3. Saving the concatenated data as a csv file: **export_csv**.

In [2]:
def consolidate_data(city, directory, target):
    """ Checks if the csv file for either listings
        or reviews data has been created for the designated
        city in the target folder.
        If the file has not been created, run the combine_listings
        or combine_reviews function for that city, and then create
        the csv file for that city.
    """
    
    filename = city + '_listings.csv'
    # if listings file for this city doesn't already exist, create listings_df and save as csv
    if(not os.path.isfile(target + filename)):
        listings_df = combine_listings(city, directory)
        export_csv(city, filename, listings_df, target)
    
    filename = city + '_reviews.csv'
    # if reviews file for this city doesn't already exist, create reviews_df and save as csv
    if(not os.path.isfile(target + filename)):
        reviews_df = combine_reviews(city, directory)
        export_csv(city, filename, reviews_df, target)



In [3]:
#### FUNCTION FOR LISTINGS #### 
def combine_listings(city, directory):
    """ Goes through files in the directory and checks for the
        designated city listings files. Appends the names of the
        listings files of that city to a list, and passes the list
        and the directory name to the concat_files function.
    """
    
    target_files = []
    
    for file in os.listdir(directory):
        # check if file from the target city and is listings data
        if city in file and 'listings' in file:
            # add to list of target files
            target_files.append(file)
            
    # concatenate files in list
    return concat_files(target_files, directory) 

In [4]:
#### FUNCTION FOR REVIEWS #### 
def combine_reviews(city, directory):
    """ Goes through files in the directory and checks for the
        designated city reviews files.
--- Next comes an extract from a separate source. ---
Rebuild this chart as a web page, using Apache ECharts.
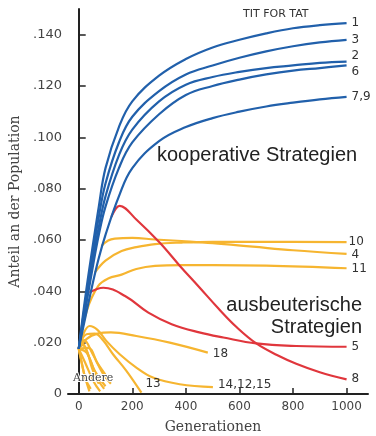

Add the names of the
        reviews files of that city to a list, and passes the list
        and the directory name to the concat_files function.
    """
    target_files = []
    
    for file in os.listdir(directory):
        # check if file from the target city and is listings data
        if city in file and 'reviews' in file:
            # add to list of target files
            target_files.append(file)
            
    # concatenate files in list
    return concat_files(target_files, directory) 

In [5]:
def concat_files(file_list, directory):
    """Creates a pandas dataframe for each file name in the 
       list of files, then adds the date recorded as a column
       in that dataframe (taken from the file name). Appends
       the dataframe to a list of dataframes. After all files
       in the list have been converted to pandas dataframes,
       concatenate the dataframes together, drop duplicates,
       and reset the dataframe index.
    """
    
    all_files = []
    
    for file in file_list:
        # make into a pandas dataframe
        df = pd.read_csv(directory + file)
        
        # add column of the date
        df['date_recorded'] = file.split('_')[1]
        
        # append to a list of dataframes
        all_files.append(df)
    
    # append dataframes together along x-axis
    concat_all = pd.concat(all_files)
    # get rid of duplicates
    unique_all = concat_all.drop_duplicates()
    # reset index
    unique_all.reset_index(drop=True, inplace=True)
    return unique_all

In [6]:
def export_csv(city, filename, df, target):
    """ If the desired csv file does not exist in the current
        working directory, convert the dataframe to a csv file
        and move the the desired folder in the target directory.
    """
    current_dir = os.getcwd() + '/' + filename
    # export listings dataframe to csv if file doesn't already exist
    if(not os.path.isfile(current_dir)):
        df.to_csv(filename, index=False)
        # move csv to target directory
        shutil.move(current_dir, target)

#### The following code uses the above functions on the project data:

In [7]:
# identify the directory and target folder
directory = '/Users/limesncoconuts2/springboard_data/data_capstone_one/web_scraped/'
target = '/Users/limesncoconuts2/springboard_data/data_capstone_one/csv/'

In [8]:
# get list of unique cities in alphabetical order
unique_cities = []
for file in os.listdir(directory):
    unique_cities.append(file.split('_')[0])
unique_cities = list(set(unique_cities))
unique_cities.sort()
print(len(unique_cities), ' cities')
print(unique_cities)

84  cities
['amsterdam', 'antwerp', 'asheville', 'athens', 'austin', 'barcelona', 'barossa-valley', 'barwon-south-west-vic', 'beijing', 'bergamo', 'berlin', 'bologna', 'bordeaux', 'boston', 'bristol', 'brussels', 'cambridge', 'cape-town', 'chicago', 'clark-county-nv', 'columbus', 'copenhagen', 'denver', 'dublin', 'edinburgh', 'euskadi', 'florence', 'geneva', 'ghent', 'girona', 'greater-manchester', 'hawaii', 'hong-kong', 'istanbul', 'lisbon', 'london', 'los-angeles', 'lyon', 'madrid', 'malaga', 'mallorca', 'manchester', 'melbourne', 'menorca', 'milan', 'montreal', 'naples', 'nashville', 'new-orleans', 'new-york-city', 'northern-rivers', 'oakland', 'oslo', 'pacific-grove', 'paris', 'portland', 'porto', 'prague', 'puglia', 'quebec-city', 'rhode-island', 'rio-de-janeiro', 'rome', 'salem-or', 'san-diego', 'san-francisco', 'santa-clara-county', 'santa-cruz-county', 'seattle', 'sevilla', 'sicily', 'stockholm', 'sydney', 'taipei', 'tasmania', 'toronto', 'trentino', 'twin-cities-msa', 'vancouv

In [None]:
# run function on the list of cities 
for city in unique_cities:
    # if both files haven't been created, continue to create the consolidated csv files for that city
    if(not os.path.isfile(target + city + '_listings.csv') or not os.path.isfile(target + city + '_reviews.csv')):
        consolidate_data(city, directory, target)